*GIVEN MATERIAL:*
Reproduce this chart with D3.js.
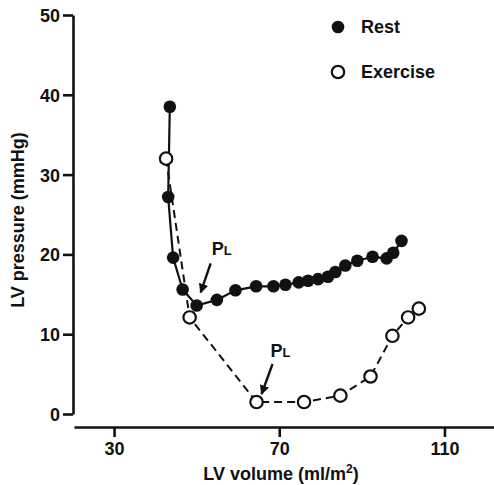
<!DOCTYPE html>
<html>
<head>
<meta charset="utf-8">
<script src="https://cdn.jsdelivr.net/npm/d3@7"></script>
<style>
  body { margin: 0; background: #fff; }
  text { font-family: "Liberation Sans", Arial, sans-serif; font-weight: bold; fill: #111; }
</style>
</head>
<body>
<svg id="chart"></svg>
<script>
// LV volume (ml/m2) and pressure (mmHg)
var restVolume = [43.5, 43.1, 44.3, 46.6, 50.0, 54.9, 59.4, 64.4, 68.6, 71.5, 74.7, 77.0, 79.4, 81.8, 83.6, 86.0, 88.9, 92.6, 96.0, 97.6, 99.6];
var restPressure = [38.5, 27.2, 19.6, 15.6, 13.6, 14.3, 15.5, 16.0, 16.0, 16.2, 16.5, 16.7, 16.9, 17.2, 17.8, 18.6, 19.2, 19.7, 19.5, 20.2, 21.7];
var exerciseVolume = [42.6, 48.3, 64.5, 76.0, 84.8, 92.1, 97.4, 101.2, 103.8];
var exercisePressure = [32.0, 12.1, 1.5, 1.5, 2.3, 4.7, 9.8, 12.1, 13.2];
var xTicks = [30, 70, 110];
var yTicks = [0, 10, 20, 30, 40, 50];
var seriesNames = ["Rest", "Exercise"];
// index of the PL point in each series
var restPL = 4, exercisePL = 2;

var dimensions = { width: 494, height: 485 };

var svg = d3.select("#chart")
    .attr("width", dimensions.width)
    .attr("height", dimensions.height);

var xScale = d3.scaleLinear().domain([20.3, 122]).range([74, 494]);
var yScale = d3.scaleLinear().domain([0, 50]).range([414, 15]);

var rest = restVolume.map((v, i) => ({ v: v, p: restPressure[i] }));
var exercise = exerciseVolume.map((v, i) => ({ v: v, p: exercisePressure[i] }));

// axes
var xAxis = svg.append("g")
    .attr("transform", "translate(0,427)")
    .call(d3.axisBottom(xScale).tickValues(xTicks).tickSize(10).tickSizeOuter(0).tickPadding(5));
var yAxis = svg.append("g")
    .attr("transform", "translate(73,0)")
    .call(d3.axisLeft(yScale).tickValues(yTicks).tickSize(10).tickSizeOuter(0).tickPadding(3));

[xAxis, yAxis].forEach(function(ax) {
    ax.select(".domain").attr("stroke", "#111").attr("stroke-width", 2.6);
    ax.selectAll(".tick line").attr("stroke", "#111").attr("stroke-width", 2.6);
    ax.selectAll(".tick text")
        .attr("font-size", 18)
        .attr("font-family", "Liberation Sans, Arial, sans-serif")
        .attr("font-weight", "bold")
        .attr("fill", "#111");
});
yAxis.selectAll(".tick text").attr("dy", "0.36em");

// axis titles
var xTitle = svg.append("text")
    .attr("x", 281)
    .attr("y", 480)
    .attr("text-anchor", "middle")
    .attr("font-size", 18);
xTitle.append("tspan").text("LV volume (ml/m");
xTitle.append("tspan").attr("font-size", 12).attr("dy", -7).text("2");
xTitle.append("tspan").attr("dy", 7).text(")");

svg.append("text")
    .attr("transform", "translate(24,220) rotate(-90)")
    .attr("text-anchor", "middle")
    .attr("font-size", 18)
    .text("LV pressure (mmHg)");

// lines
var line = d3.line().x(d => xScale(d.v)).y(d => yScale(d.p));

svg.append("path")
    .datum(exercise)
    .attr("d", line)
    .attr("fill", "none")
    .attr("stroke", "#111")
    .attr("stroke-width", 2)
    .attr("stroke-dasharray", "8,5");

svg.append("path")
    .datum(rest)
    .attr("d", line)
    .attr("fill", "none")
    .attr("stroke", "#111")
    .attr("stroke-width", 2.2);

// markers
svg.selectAll(".rest")
    .data(rest)
    .enter()
    .append("circle")
    .attr("class", "rest")
    .attr("cx", d => xScale(d.v))
    .attr("cy", d => yScale(d.p))
    .attr("r", 6.3)
    .attr("fill", "#111");

svg.selectAll(".exercise")
    .data(exercise)
    .enter()
    .append("circle")
    .attr("class", "exercise")
    .attr("cx", d => xScale(d.v))
    .attr("cy", d => yScale(d.p))
    .attr("r", 6.2)
    .attr("fill", "#fff")
    .attr("stroke", "#111")
    .attr("stroke-width", 2.2);

// PL annotations
svg.append("defs").append("marker")
    .attr("id", "head")
    .attr("viewBox", "0 0 10 10")
    .attr("refX", 9)
    .attr("refY", 5)
    .attr("markerWidth", 4)
    .attr("markerHeight", 4)
    .attr("markerUnits", "strokeWidth")
    .attr("orient", "auto")
    .append("path")
    .attr("d", "M0,0L10,5L0,10Z")
    .attr("fill", "#111");

function annotate(pt, dxText, dyText, dx0, dy0, dx1, dy1) {
    var px = xScale(pt.v), py = yScale(pt.p);
    var t = svg.append("text")
        .attr("x", px + dxText)
        .attr("y", py + dyText)
        .attr("font-size", 18)
        .attr("font-weight", "normal");
    t.append("tspan").text("P");
    t.append("tspan").attr("font-size", 13).text("L");
    svg.append("line")
        .attr("x1", px + dx0).attr("y1", py + dy0)
        .attr("x2", px + dx1).attr("y2", py + dy1)
        .attr("stroke", "#111")
        .attr("stroke-width", 2.4)
        .attr("marker-end", "url(#head)");
}
annotate(rest[restPL], 15, -50, 14, -42, 4, -13);
annotate(exercise[exercisePL], 14, -45, 16, -38, 5, -8);

// legend
var legend = svg.selectAll(".legend")
    .data(seriesNames)
    .enter()
    .append("g")
    .attr("class", "legend")
    .attr("transform", (d, i) => `translate(338, ${27 + i * 45})`);

legend.append("circle")
    .attr("r", d => d === "Rest" ? 6.3 : 6.2)
    .attr("fill", d => d === "Rest" ? "#111" : "#fff")
    .attr("stroke", "#111")
    .attr("stroke-width", d => d === "Rest" ? 0 : 2.2);

legend.append("text")
    .attr("x", 23)
    .attr("y", 6)
    .attr("font-size", 18)
    .text(d => d);
</script>
</body>
</html>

*YOUR OBJECTIVE:*
Your task is to reproduce all of the material exactly. The pictures stay out.

*OUTPUT FOR THIS TASK:*
Reproduce this chart with D3.js.
<!DOCTYPE html>
<html>
<head>
<meta charset="utf-8">
<script src="https://cdn.jsdelivr.net/npm/d3@7"></script>
<style>
  body { margin: 0; background: #fff; }
  text { font-family: "Liberation Sans", Arial, sans-serif; font-weight: bold; fill: #111; }
</style>
</head>
<body>
<svg id="chart"></svg>
<script>
// LV volume (ml/m2) and pressure (mmHg)
var restVolume = [43.5, 43.1, 44.3, 46.6, 50.0, 54.9, 59.4, 64.4, 68.6, 71.5, 74.7, 77.0, 79.4, 81.8, 83.6, 86.0, 88.9, 92.6, 96.0, 97.6, 99.6];
var restPressure = [38.5, 27.2, 19.6, 15.6, 13.6, 14.3, 15.5, 16.0, 16.0, 16.2, 16.5, 16.7, 16.9, 17.2, 17.8, 18.6, 19.2, 19.7, 19.5, 20.2, 21.7];
var exerciseVolume = [42.6, 48.3, 64.5, 76.0, 84.8, 92.1, 97.4, 101.2, 103.8];
var exercisePressure = [32.0, 12.1, 1.5, 1.5, 2.3, 4.7, 9.8, 12.1, 13.2];
var xTicks = [30, 70, 110];
var yTicks = [0, 10, 20, 30, 40, 50];
var seriesNames = ["Rest", "Exercise"];
// index of the PL point in each series
var restPL = 4, exercisePL = 2;

var dimensions = { width: 494, height: 485 };

var svg = d3.select("#chart")
    .attr("width", dimensions.width)
    .attr("height", dimensions.height);

var xScale = d3.scaleLinear().domain([20.3, 122]).range([74, 494]);
var yScale = d3.scaleLinear().domain([0, 50]).range([414, 15]);

var rest = restVolume.map((v, i) => ({ v: v, p: restPressure[i] }));
var exercise = exerciseVolume.map((v, i) => ({ v: v, p: exercisePressure[i] }));

// axes
var xAxis = svg.append("g")
    .attr("transform", "translate(0,427)")
    .call(d3.axisBottom(xScale).tickValues(xTicks).tickSize(10).tickSizeOuter(0).tickPadding(5));
var yAxis = svg.append("g")
    .attr("transform", "translate(73,0)")
    .call(d3.axisLeft(yScale).tickValues(yTicks).tickSize(10).tickSizeOuter(0).tickPadding(3));

[xAxis, yAxis].forEach(function(ax) {
    ax.select(".domain").attr("stroke", "#111").attr("stroke-width", 2.6);
    ax.selectAll(".tick line").attr("stroke", "#111").attr("stroke-width", 2.6);
    ax.selectAll(".tick text")
        .attr("font-size", 18)
        .attr("font-family", "Liberation Sans, Arial, sans-serif")
        .attr("font-weight", "bold")
        .attr("fill", "#111");
});
yAxis.selectAll(".tick text").attr("dy", "0.36em");

// axis titles
var xTitle = svg.append("text")
    .attr("x", 281)
    .attr("y", 480)
    .attr("text-anchor", "middle")
    .attr("font-size", 18);
xTitle.append("tspan").text("LV volume (ml/m");
xTitle.append("tspan").attr("font-size", 12).attr("dy", -7).text("2");
xTitle.append("tspan").attr("dy", 7).text(")");

svg.append("text")
    .attr("transform", "translate(24,220) rotate(-90)")
    .attr("text-anchor", "middle")
    .attr("font-size", 18)
    .text("LV pressure (mmHg)");

// lines
var line = d3.line().x(d => xScale(d.v)).y(d => yScale(d.p));

svg.append("path")
    .datum(exercise)
    .attr("d", line)
    .attr("fill", "none")
    .attr("stroke", "#111")
    .attr("stroke-width", 2)
    .attr("stroke-dasharray", "8,5");

svg.append("path")
    .datum(rest)
    .attr("d", line)
    .attr("fill", "none")
    .attr("stroke", "#111")
    .attr("stroke-width", 2.2);

// markers
svg.selectAll(".rest")
    .data(rest)
    .enter()
    .append("circle")
    .attr("class", "rest")
    .attr("cx", d => xScale(d.v))
    .attr("cy", d => yScale(d.p))
    .attr("r", 6.3)
    .attr("fill", "#111");

svg.selectAll(".exercise")
    .data(exercise)
    .enter()
    .append("circle")
    .attr("class", "exercise")
    .attr("cx", d => xScale(d.v))
    .attr("cy", d => yScale(d.p))
    .attr("r", 6.2)
    .attr("fill", "#fff")
    .attr("stroke", "#111")
    .attr("stroke-width", 2.2);

// PL annotations
svg.append("defs").append("marker")
    .attr("id", "head")
    .attr("viewBox", "0 0 10 10")
    .attr("refX", 9)
    .attr("refY", 5)
    .attr("markerWidth", 4)
    .attr("markerHeight", 4)
    .attr("markerUnits", "strokeWidth")
    .attr("orient", "auto")
    .append("path")
    .attr("d", "M0,0L10,5L0,10Z")
    .attr("fill", "#111");

function annotate(pt, dxText, dyText, dx0, dy0, dx1, dy1) {
    var px = xScale(pt.v), py = yScale(pt.p);
    var t = svg.append("text")
        .attr("x", px + dxText)
        .attr("y", py + dyText)
        .attr("font-size", 18)
        .attr("font-weight", "normal");
    t.append("tspan").text("P");
    t.append("tspan").attr("font-size", 13).text("L");
    svg.append("line")
        .attr("x1", px + dx0).attr("y1", py + dy0)
        .attr("x2", px + dx1).attr("y2", py + dy1)
        .attr("stroke", "#111")
        .attr("stroke-width", 2.4)
        .attr("marker-end", "url(#head)");
}
annotate(rest[restPL], 15, -50, 14, -42, 4, -13);
annotate(exercise[exercisePL], 14, -45, 16, -38, 5, -8);

// legend
var legend = svg.selectAll(".legend")
    .data(seriesNames)
    .enter()
    .append("g")
    .attr("class", "legend")
    .attr("transform", (d, i) => `translate(338, ${27 + i * 45})`);

legend.append("circle")
    .attr("r", d => d === "Rest" ? 6.3 : 6.2)
    .attr("fill", d => d === "Rest" ? "#111" : "#fff")
    .attr("stroke", "#111")
    .attr("stroke-width", d => d === "Rest" ? 0 : 2.2);

legend.append("text")
    .attr("x", 23)
    .attr("y", 6)
    .attr("font-size", 18)
    .text(d => d);
</script>
</body>
</html>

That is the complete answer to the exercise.